-- begin --
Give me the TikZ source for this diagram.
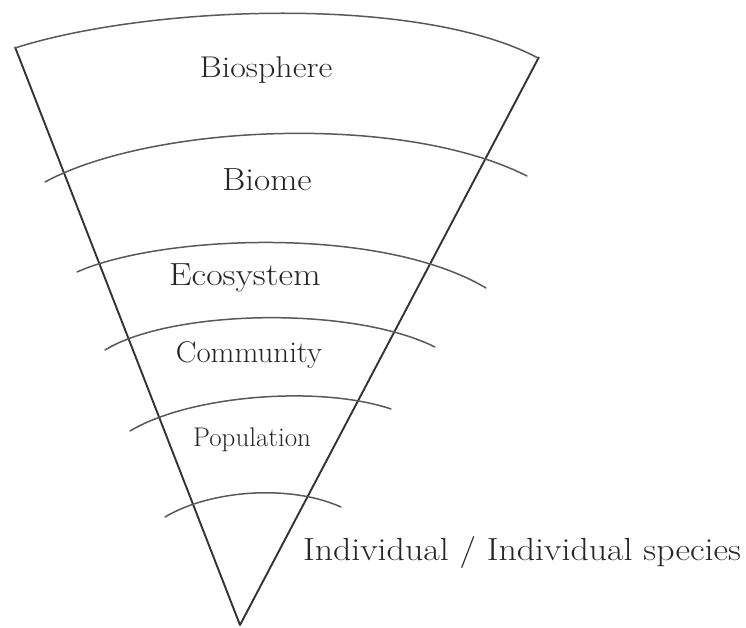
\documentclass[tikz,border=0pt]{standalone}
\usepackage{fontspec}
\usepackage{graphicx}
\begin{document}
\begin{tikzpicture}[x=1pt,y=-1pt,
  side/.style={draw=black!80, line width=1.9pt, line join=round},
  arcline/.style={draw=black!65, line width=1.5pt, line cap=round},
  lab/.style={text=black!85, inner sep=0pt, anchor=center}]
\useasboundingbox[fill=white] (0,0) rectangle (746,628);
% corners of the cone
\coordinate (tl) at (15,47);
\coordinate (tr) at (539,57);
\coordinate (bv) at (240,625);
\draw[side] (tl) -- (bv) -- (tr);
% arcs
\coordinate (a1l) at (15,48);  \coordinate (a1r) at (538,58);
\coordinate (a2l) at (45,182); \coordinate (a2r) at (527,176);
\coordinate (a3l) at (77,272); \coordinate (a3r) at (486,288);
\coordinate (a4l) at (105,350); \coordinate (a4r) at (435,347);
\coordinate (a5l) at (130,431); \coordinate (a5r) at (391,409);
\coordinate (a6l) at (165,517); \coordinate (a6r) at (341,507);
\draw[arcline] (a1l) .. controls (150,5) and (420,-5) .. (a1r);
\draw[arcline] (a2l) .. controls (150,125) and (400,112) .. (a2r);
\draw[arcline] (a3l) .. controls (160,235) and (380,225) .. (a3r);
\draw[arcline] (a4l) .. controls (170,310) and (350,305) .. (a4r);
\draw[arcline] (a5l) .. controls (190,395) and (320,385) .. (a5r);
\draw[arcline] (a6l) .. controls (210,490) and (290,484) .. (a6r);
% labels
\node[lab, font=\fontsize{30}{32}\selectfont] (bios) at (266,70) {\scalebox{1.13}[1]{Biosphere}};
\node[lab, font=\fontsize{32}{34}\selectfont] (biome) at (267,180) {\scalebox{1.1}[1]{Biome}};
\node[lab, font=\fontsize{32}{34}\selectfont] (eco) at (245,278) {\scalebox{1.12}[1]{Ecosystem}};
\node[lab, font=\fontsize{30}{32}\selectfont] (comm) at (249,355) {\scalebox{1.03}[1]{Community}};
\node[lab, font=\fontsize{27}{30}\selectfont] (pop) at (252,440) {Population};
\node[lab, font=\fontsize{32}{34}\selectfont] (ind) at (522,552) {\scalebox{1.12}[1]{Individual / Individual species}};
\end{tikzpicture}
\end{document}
-- end --
What needs to be done: What is needed is an exact reproduction of the data, pictures excluded.

Correct response:
Give me the TikZ source for this diagram.
\documentclass[tikz,border=0pt]{standalone}
\usepackage{fontspec}
\usepackage{graphicx}
\begin{document}
\begin{tikzpicture}[x=1pt,y=-1pt,
  side/.style={draw=black!80, line width=1.9pt, line join=round},
  arcline/.style={draw=black!65, line width=1.5pt, line cap=round},
  lab/.style={text=black!85, inner sep=0pt, anchor=center}]
\useasboundingbox[fill=white] (0,0) rectangle (746,628);
% corners of the cone
\coordinate (tl) at (15,47);
\coordinate (tr) at (539,57);
\coordinate (bv) at (240,625);
\draw[side] (tl) -- (bv) -- (tr);
% arcs
\coordinate (a1l) at (15,48);  \coordinate (a1r) at (538,58);
\coordinate (a2l) at (45,182); \coordinate (a2r) at (527,176);
\coordinate (a3l) at (77,272); \coordinate (a3r) at (486,288);
\coordinate (a4l) at (105,350); \coordinate (a4r) at (435,347);
\coordinate (a5l) at (130,431); \coordinate (a5r) at (391,409);
\coordinate (a6l) at (165,517); \coordinate (a6r) at (341,507);
\draw[arcline] (a1l) .. controls (150,5) and (420,-5) .. (a1r);
\draw[arcline] (a2l) .. controls (150,125) and (400,112) .. (a2r);
\draw[arcline] (a3l) .. controls (160,235) and (380,225) .. (a3r);
\draw[arcline] (a4l) .. controls (170,310) and (350,305) .. (a4r);
\draw[arcline] (a5l) .. controls (190,395) and (320,385) .. (a5r);
\draw[arcline] (a6l) .. controls (210,490) and (290,484) .. (a6r);
% labels
\node[lab, font=\fontsize{30}{32}\selectfont] (bios) at (266,70) {\scalebox{1.13}[1]{Biosphere}};
\node[lab, font=\fontsize{32}{34}\selectfont] (biome) at (267,180) {\scalebox{1.1}[1]{Biome}};
\node[lab, font=\fontsize{32}{34}\selectfont] (eco) at (245,278) {\scalebox{1.12}[1]{Ecosystem}};
\node[lab, font=\fontsize{30}{32}\selectfont] (comm) at (249,355) {\scalebox{1.03}[1]{Community}};
\node[lab, font=\fontsize{27}{30}\selectfont] (pop) at (252,440) {Population};
\node[lab, font=\fontsize{32}{34}\selectfont] (ind) at (522,552) {\scalebox{1.12}[1]{Individual / Individual species}};
\end{tikzpicture}
\end{document}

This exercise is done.